Cristo è la misericordia fatta carne, il perdono fatto storia. Il perdono non è una parola bensì, un fatto. Egli si è fatto perdono sulla croce, nella sua paga la nostra riconciliazione.
In Lui e con Lui il perdono è vero: se non perdi, non perdoni.
C’è il segno di Cristo nella storia contemporanea? C’è il segno di Cristo nella nostra storia di cristiani? C’è Cristo nelle nostre relazioni quotidiane familiari e sociali?
Non mi sono mai imparentato con il pessimismo; tuttavia non faccio torto alla mia coscienza se registro una storia che pensa di salvarsi con un groviglio di leggi che moltiplicano regole senza pensare alla persona e dove non sembra avere cittadinanza la stessa etica naturale.
Non c’è misericordia senza l’amore imitato del Crocifisso.
Qui torna utile il riferimento a San Celestino, uomo pieno dello spirito di Dio capace di fare della sua vita una testimonianza di fedeltà a Cristo Signore da lui creduto “luce nella nebbia del mondo e nelle tenebre dell’ignoranza”.
2.
Davanti alla misericordia “donata” l’umanità non può restare neutrale: o la accoglie o la rifiuta, per cui essa o è riconciliata o è divisa. Il perdono o è la tua salvezza e del fratello o tu lo irridi.
Il perdono accolto ti fa riconoscere il peccato e ti fa libero dalla durezza del cuore. Il perdono ti restituisce la dignità. La mortificante esperienza dell’umanità della quale io e voi facciamo parte e della quale ci facciamo giudici, è sconvolgente: invece di accogliere Dio Padre che perdona e salva, usa Dio per giustificare ogni strategia di morte, di esclusione, di dominio.
La misericordia ritrovata e accolta è sorgente di una storia personale, familiare e sociale pacificata e pacificante.
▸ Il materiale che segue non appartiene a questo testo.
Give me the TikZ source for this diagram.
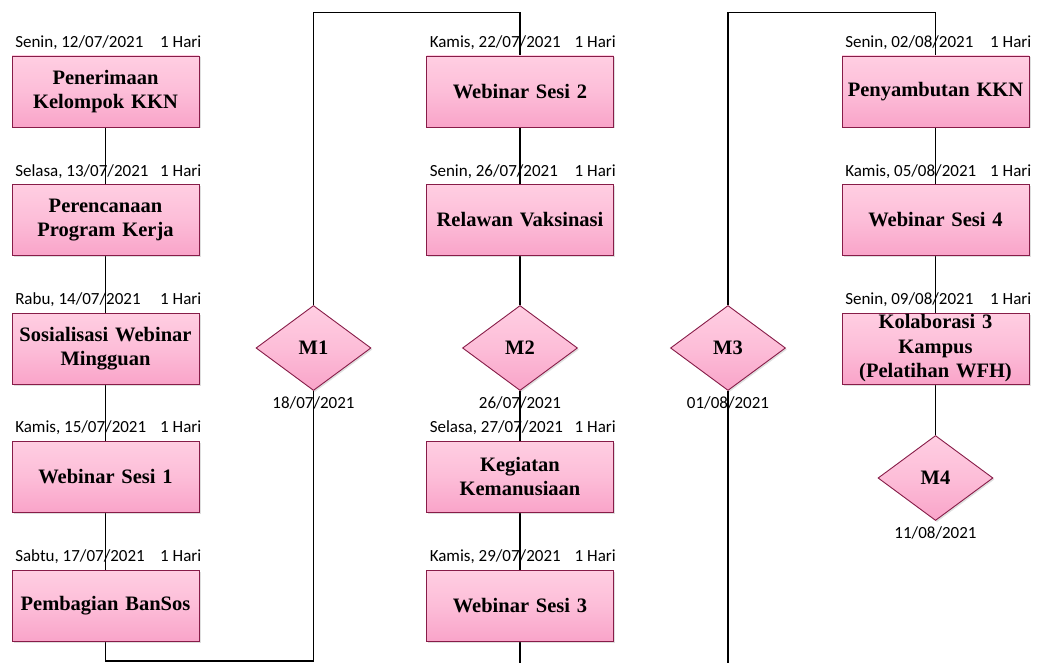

Anche per noi vale l’invito dell’Apostolo Paolo ai cristiani di Corinto: “lasciatevi riconciliare con Dio”. E’ necessario pacificare la coscienza che oggi sembra essere governata più dai desideri diventati “diritti” che non da una interiore rettitudine, più da studiati compromessi che non dalla santità, madre del bene.
3.
Frutto e compito di una coscienza sanata dall’amore di Dio (San Celestino direbbe una coscienza pentita e assolta) sono le opere di misericordia che splendono di giustizia e di generoso servizio. Nella misericordia praticata ogni persona, la comunità ecclesiale, i poteri pubblici collaborano, a modo proprio, al compimento del disegno d’amore di Dio. Le azioni misericordiose sono un unguento che aiuta ad oltrepassare gli spazi della storia dove vivono i conflitti che tanta dignità tolgono alla persona. Le ingiustizie sociali, gli eventi drammatici come quelli vissuti anche da questa nobile città e oggi da altri, gli abbandoni, le solitudini, le sofferenze, le grandi miserie: tutto ciò ci convoca e ci interpella e misura la temperatura d’amore del cuore e la verità del nostro credere in Cristo, che riferisce fatto a se quanto noi facciamo verso quanti vivono con sofferenza.
A questo riguardo mi piace richiamare quanto in alcune chiese veniva fatto. Sulla controfacciata dell’ingresso venivano rappresentate le opere di misericordia quasi a ricordare l’invito di Gesù: “Sei stato con me, mi hai adorato, hai mangiato di me, ora esci e adorami, servimi nei poveri che incontrerai…
Questo avvenga per me e per voi. Amen!